The other night I was settling in for a too short of a late summer nap when my son turns the light on and jumps onto my bed. Now he wanted my help with his upcoming U.S. History vocabulary quiz the next day. He told me about the quiz earlier in the evening and I asked him what era of U.S. History he was studying. He told me he thought it was the colonial era and the Constitution, a rather vague but normal answer from a 16-year old. I offered then to help him with his vocabulary since I was a history teacher once upon a time. He declined my offer because he wanted to do it himself. Another normal answer from my son but this trait comes from my side of his DNA pool. Getting back to the story, he asks me about various terms such as Shay's Rebellion, compromise (I am glad he did not ask Members of Congress about this one), Virginia and New Jersey Plans, and other terms about the time the United States Constitution was written and ratified (another one of the terms). I helped him as best I could then he threw his notebook at me and asked me to go over the terms with him.
As I looked over his work I noticed what he had written was not quite right but not really wrong either.

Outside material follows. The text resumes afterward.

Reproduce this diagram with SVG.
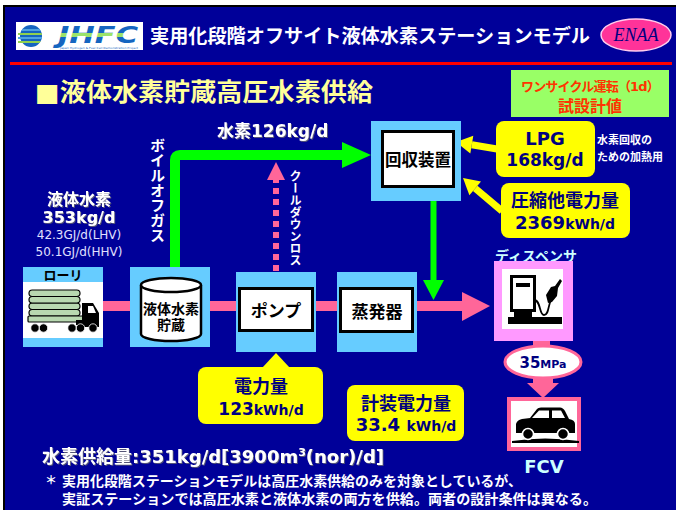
<svg xmlns="http://www.w3.org/2000/svg" width="676" height="510" viewBox="0 0 676 510">
  <style>
    .jp { font-family: "DejaVu Sans", "Noto Sans CJK JP", sans-serif; font-weight: bold; }
    .lt { font-family: "DejaVu Sans", "Noto Sans CJK JP", sans-serif; font-weight: normal; }
    .w { fill: #ffffff; }
    .k { fill: #000000; }
    .nv { fill: #000080; }
    .cy { fill: #ccffff; }
    .node { fill: #66ccff; }
    .box { fill: #ffffff; stroke: #000000; stroke-width: 3; }
    .call { fill: #ffff00; }
    .pipe { fill: #ff6699; }
    .vert { writing-mode: vertical-rl; }
    .c { text-anchor: middle; }
    .sh { filter: url(#textShadow); }
  </style>
  <defs>
    <linearGradient id="jhfcFill" x1="0" y1="0" x2="0" y2="1">
      <stop offset="0" stop-color="#1565c0"/>
      <stop offset="0.45" stop-color="#1565c0"/>
      <stop offset="0.45" stop-color="#9be36a"/>
      <stop offset="0.58" stop-color="#9be36a"/>
      <stop offset="0.58" stop-color="#1565c0"/>
      <stop offset="1" stop-color="#1565c0"/>
    </linearGradient>
    <clipPath id="globeClip">
      <circle cx="31" cy="36" r="11"/>
    </clipPath>
    <filter id="textShadow" x="-5%" y="-20%" width="110%" height="140%">
      <feDropShadow dx="1" dy="1" stdDeviation="0" flood-color="#555577"/>
    </filter>
  </defs>

  <!-- page and slide panel -->
  <rect x="0" y="0" width="676" height="510" fill="#ffffff"/>
  <rect x="4" y="6" width="680" height="510" fill="#000099" stroke="#000000" stroke-width="2"/>

  <!-- header -->
  <g id="header">
    <g id="logo">
      <rect x="16" y="22" width="127" height="28" fill="#ffffff"/>
      <g clip-path="url(#globeClip)">
        <rect x="18" y="24" width="26" height="24" fill="#1565c0"/>
        <rect x="18" y="29" width="26" height="2" fill="#4fa3e0"/>
        <rect x="18" y="33" width="26" height="2" fill="#8fd14f"/>
        <rect x="18" y="37" width="26" height="2" fill="#4fa3e0"/>
        <rect x="18" y="41" width="26" height="2" fill="#8fd14f"/>
      </g>
      <rect x="18" y="33" width="10" height="2" fill="#8fd14f"/>
      <rect x="18" y="37" width="10" height="2" fill="#4fa3e0"/>
      <rect x="18" y="41" width="10" height="2" fill="#8fd14f"/>
      <text x="58" y="42.5" font-family="DejaVu Sans, sans-serif" font-weight="bold" font-style="italic" font-size="23" textLength="80" lengthAdjust="spacingAndGlyphs" fill="url(#jhfcFill)">JHFC</text>
      <text x="60" y="49.3" font-family="DejaVu Sans, sans-serif" font-size="2.8" textLength="78" lengthAdjust="spacingAndGlyphs" fill="#1565c0">Japan Hydrogen &amp; Fuel Cell Demonstration Project</text>
    </g>
    <text x="150" y="43" class="jp w" font-size="19" textLength="440" lengthAdjust="spacingAndGlyphs">実用化段階オフサイト液体水素ステーションモデル</text>
    <g id="enaa">
      <ellipse cx="636" cy="35" rx="35" ry="16" fill="#ff3399" stroke="#ffccee" stroke-width="1.5"/>
      <text x="636" y="41" class="c" font-family="Liberation Serif, serif" font-style="italic" font-size="18" fill="#000080">ENAA</text>
    </g>
    <rect x="10" y="62" width="662" height="3" fill="#ff0000"/>
  </g>

  <!-- section title and design note -->
  <text x="35" y="101" class="jp" font-size="25" fill="#ffff99" textLength="338" lengthAdjust="spacingAndGlyphs">■液体水素貯蔵高圧水素供給</text>
  <g id="note-design">
    <rect x="511" y="70" width="158" height="47" fill="#99ff66"/>
    <text x="590" y="91" class="jp c" font-size="13" letter-spacing="-0.8" fill="#ff3300">ワンサイクル運転（1d）</text>
    <text x="590" y="112" class="jp c" font-size="16" fill="#ff3300">試設計値</text>
  </g>

  <!-- connectors -->
  <g id="connectors">
    <!-- main liquid hydrogen line -->
    <rect x="100" y="301" width="363" height="10" class="pipe"/>
    <polygon points="462,292 490,306 462,321" class="pipe"/>
    <!-- boil-off gas to recovery unit -->
    <path d="M175,268 L175,160 Q175,155 180,155 L345,155" fill="none" stroke="#00ff00" stroke-width="10"/>
    <polygon points="342,142 371,155 342,168" fill="#00ff00"/>
    <!-- recovered hydrogen back to line -->
    <line x1="433.5" y1="200" x2="433.5" y2="282" stroke="#00ff00" stroke-width="6"/>
    <polygon points="423,280 444,280 433.5,300" fill="#00ff00"/>
    <!-- cool-down loss -->
    <line x1="276" y1="271" x2="276" y2="178" stroke="#ff6699" stroke-width="6" stroke-dasharray="6 5"/>
    <polygon points="267,180 285,180 276,162" fill="#ff6699"/>
    <!-- dispenser to FCV -->
    <rect x="533" y="340" width="17" height="10" class="pipe"/>
    <polygon points="533,376 553,376 553,383 559,383 543,398 527,383 533,383" class="pipe"/>
    <!-- energy inputs to recovery unit -->
    <line x1="497" y1="149" x2="471.8" y2="144.7" stroke="#ffff00" stroke-width="7"/>
    <polygon points="456,142 473.3,135.8 470.3,153.6" fill="#ffff00"/>
    <line x1="502" y1="211" x2="475.2" y2="188.3" stroke="#ffff00" stroke-width="7"/>
    <polygon points="463,178 481,181.4 469.4,195.2" fill="#ffff00"/>
  </g>

  <!-- side labels -->
  <text x="156" y="138" class="jp w vert" font-size="15">ボイルオフガス</text>
  <text x="294" y="170" class="jp w vert" font-size="12">クールダウンロス</text>
  <text x="217" y="137" class="jp w sh" font-size="17">水素126kg/d</text>

  <g id="supply-label">
    <text x="79" y="205" class="jp w c sh" font-size="16">液体水素</text>
    <text x="79" y="223" class="jp w c sh" font-size="16">353kg/d</text>
    <text x="79" y="239" class="lt c" font-size="12" fill="#e0e0ff">42.3GJ/d(LHV)</text>
    <text x="79" y="256" class="lt c" font-size="12" fill="#e0e0ff">50.1GJ/d(HHV)</text>
  </g>

  <!-- lorry -->
  <g id="lorry">
    <rect x="23" y="267" width="80" height="80" class="node"/>
    <rect x="23" y="282" width="80" height="56" fill="#ffffff"/>
    <text x="63" y="280" class="jp k c" font-size="13">ローリ</text>
    <g fill="#b8d8b0" stroke="#000000" stroke-width="1.2">
      <rect x="29" y="309.5" width="51" height="6.5" rx="3.2"/>
      <rect x="29" y="303" width="51" height="6.5" rx="3.2"/>
      <rect x="29" y="296.5" width="51" height="6.5" rx="3.2"/>
      <rect x="29" y="290" width="51" height="6.5" rx="3.2"/>
      <rect x="28" y="316" width="56" height="6" rx="1"/>
    </g>
    <path d="M82,303 L93,303 L99,313 L99,327 L82,327 Z" fill="#000000"/>
    <path d="M88,306 L93,306 L96,313 L88,313 Z" fill="#ffffff"/>
    <rect x="76" y="320" width="8" height="5" fill="#000000"/>
    <g fill="#000000" stroke="#ffffff" stroke-width="0.8">
      <circle cx="35" cy="328" r="4.2"/>
      <circle cx="43.5" cy="328" r="4.2"/>
      <circle cx="72" cy="328" r="4.2"/>
      <circle cx="80.5" cy="328" r="4.2"/>
      <circle cx="93" cy="328" r="4.2"/>
    </g>
  </g>

  <!-- liquid hydrogen storage -->
  <g id="storage">
    <rect x="130" y="267" width="80" height="80" class="node"/>
    <path d="M141,285 L141,334 A30,7 0 0 0 201,334 L201,285" fill="#ffffff" stroke="#000000" stroke-width="2.5"/>
    <ellipse cx="171" cy="285" rx="30" ry="7" fill="#ffffff" stroke="#000000" stroke-width="2.5"/>
    <text x="171" y="314" class="jp k c" font-size="14">液体水素</text>
    <text x="171" y="330" class="jp k c" font-size="14">貯蔵</text>
  </g>

  <!-- pump -->
  <g id="pump">
    <rect x="236" y="272" width="80" height="80" class="node"/>
    <rect x="239.5" y="288.5" width="73" height="42" class="box"/>
    <text x="276" y="317" class="jp k c" font-size="17">ポンプ</text>
  </g>

  <!-- evaporator -->
  <g id="evaporator">
    <rect x="337" y="272" width="80" height="80" class="node"/>
    <rect x="340.5" y="288.5" width="72" height="43" class="box"/>
    <text x="377" y="318" class="jp k c" font-size="17">蒸発器</text>
  </g>

  <!-- recovery unit -->
  <g id="recovery">
    <rect x="371" y="121" width="90" height="80" class="node"/>
    <rect x="382.5" y="131.5" width="71" height="55" class="box"/>
    <text x="418" y="166" class="jp k c" font-size="16.5">回収装置</text>
  </g>

  <!-- LPG input -->
  <g id="lpg">
    <rect x="496" y="121" width="99" height="56" rx="8" class="call"/>
    <text x="545" y="145" class="jp nv c" font-size="18">LPG</text>
    <text x="545" y="166" class="jp nv c" font-size="17">168kg/d</text>
    <text x="597" y="144" class="jp w" font-size="11">水素回収の</text>
    <text x="597" y="161" class="jp w" font-size="11">ための加熱用</text>
  </g>

  <!-- compression power input -->
  <g id="compression-power">
    <rect x="501" y="183" width="129" height="55" rx="8" class="call"/>
    <text x="565" y="207" class="jp nv c" font-size="18">圧縮他電力量</text>
    <text x="565" y="229" class="jp nv c" font-size="18">2369<tspan font-size="14">kWh/d</tspan></text>
  </g>

  <!-- pump power -->
  <g id="pump-power">
    <polygon points="262,368 290,368 276,353" class="call"/>
    <rect x="198" y="367" width="125" height="57" rx="8" class="call"/>
    <text x="261" y="393" class="jp nv c" font-size="18">電力量</text>
    <text x="261" y="415" class="jp nv c" font-size="17">123<tspan font-size="14">kWh/d</tspan></text>
  </g>

  <!-- instrumentation power -->
  <g id="instrument-power">
    <rect x="347" y="385" width="117" height="56" rx="8" class="call"/>
    <text x="406" y="410" class="jp nv c" font-size="18">計装電力量</text>
    <text x="406" y="431" class="jp nv c" font-size="18">33.4 <tspan font-size="14">kWh/d</tspan></text>
  </g>

  <!-- dispenser -->
  <g id="dispenser">
    <text x="536" y="261" class="jp cy c" font-size="14">ディスペンサ</text>
    <rect x="494" y="261" width="79" height="80" fill="#ff99ff"/>
    <rect x="502" y="269" width="61" height="60" fill="#ffffff"/>
    <rect x="511.5" y="276.5" width="23" height="34" fill="#ffffff" stroke="#000000" stroke-width="3"/>
    <rect x="516" y="283" width="14" height="4" fill="#000000"/>
    <rect x="514" y="310" width="18" height="7" fill="#000000"/>
    <rect x="508" y="317" width="54" height="7" fill="#000000"/>
    <path d="M534,300 C541,300 539,315 544,315 C549,315 548,305 551,300" fill="none" stroke="#000000" stroke-width="1.8"/>
    <path d="M548,303 L546,295 L551,287 L555,286 L560,279 L562,281 L558,288 L557,296 L552,302 Z" fill="#000000"/>
  </g>

  <!-- nozzle pressure -->
  <g id="pressure">
    <ellipse cx="543" cy="362" rx="38" ry="16" fill="#ffffff" stroke="#ff6699" stroke-width="3"/>
    <text x="543" y="368" class="jp nv c" font-size="15">35<tspan font-size="11">MPa</tspan></text>
  </g>

  <!-- fuel cell vehicle -->
  <g id="fcv">
    <rect x="507" y="397" width="74" height="54" fill="#ff6699"/>
    <rect x="511" y="401" width="66" height="46" fill="#ffffff"/>
    <path d="M516,433 L516,424 Q517,420 522,419 L530,418 L537,409 Q538,407.5 541,407.5 L560,407.5 Q563,407.5 565,411 L569,419 Q575,420 575,424 L575,433 Z" fill="#000000"/>
    <path d="M532,418 L539,410.5 L549,410.5 L549,418 Z M552,410.5 L561,410.5 L565,418 L552,418 Z" fill="#ffffff"/>
    <path d="M512,441 Q545,436 579,441 L579,443 L512,443 Z" fill="#000000"/>
    <g fill="#000000" stroke="#ffffff" stroke-width="1.5">
      <circle cx="528" cy="434" r="5.5"/>
      <circle cx="563" cy="434" r="5.5"/>
    </g>
    <text x="544" y="473" class="jp cy c" font-size="18">FCV</text>
  </g>

  <!-- supply figure and footnote -->
  <text x="42" y="463" class="jp w sh" font-size="18">水素供給量:351kg/d[3900m<tspan font-size="11" dy="-7">3</tspan><tspan dy="7">(nor)/d]</tspan></text>
  <text x="45" y="485" class="jp w" font-size="12">＊</text>
  <text x="62" y="486" class="jp w" font-size="14" textLength="460" lengthAdjust="spacingAndGlyphs">実用化段階ステーションモデルは高圧水素供給のみを対象としているが、</text>
  <text x="62" y="504" class="jp w" font-size="14" textLength="535" lengthAdjust="spacingAndGlyphs">実証ステーションでは高圧水素と液体水素の両方を供給。両者の設計条件は異なる。</text>
</svg>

The problem was his definitions did not fit the context of U.S. History. I asked him where he got his definitions from. My son replied, "Dictionary.com." Huh?! No wonder things looked disjointed. I told my son that while Dictionary.com could define words, he needs to find a history site that would give him the definitions he needed for class. In the past I had students turn-in such work and I gave partial credit because the work did not encompass the historical topic we were studying. However, in those days, students who had Internet access was not very common.
This past Friday night I saw my son's U.S. History teacher, an old friend from when we taught together, and relayed the story about the study session with him. His hope was that the students were using their textbooks. News flash for all of you who think students really use textbooks at home or involved in the argument about virtual textbooks! Students stopped using textbooks at home years ago. The things are too heavy, get destroyed by rain at sports practices (who uses lockers), and too big a pain to use for students to use. Guess where they go? That's right, the Internet. You probably could tap into the browser histories of some of your better students and you would have your online textbook ready to go. However, there are students like my son who will make an honest effort but often go to the wrong website for information. I told my friend he might want to find a history website that would have the information he wanted and share that with his classes. This is something we all should probably do. It occured to me that students are now driving the innovations with our input or without it. Which way would you want it?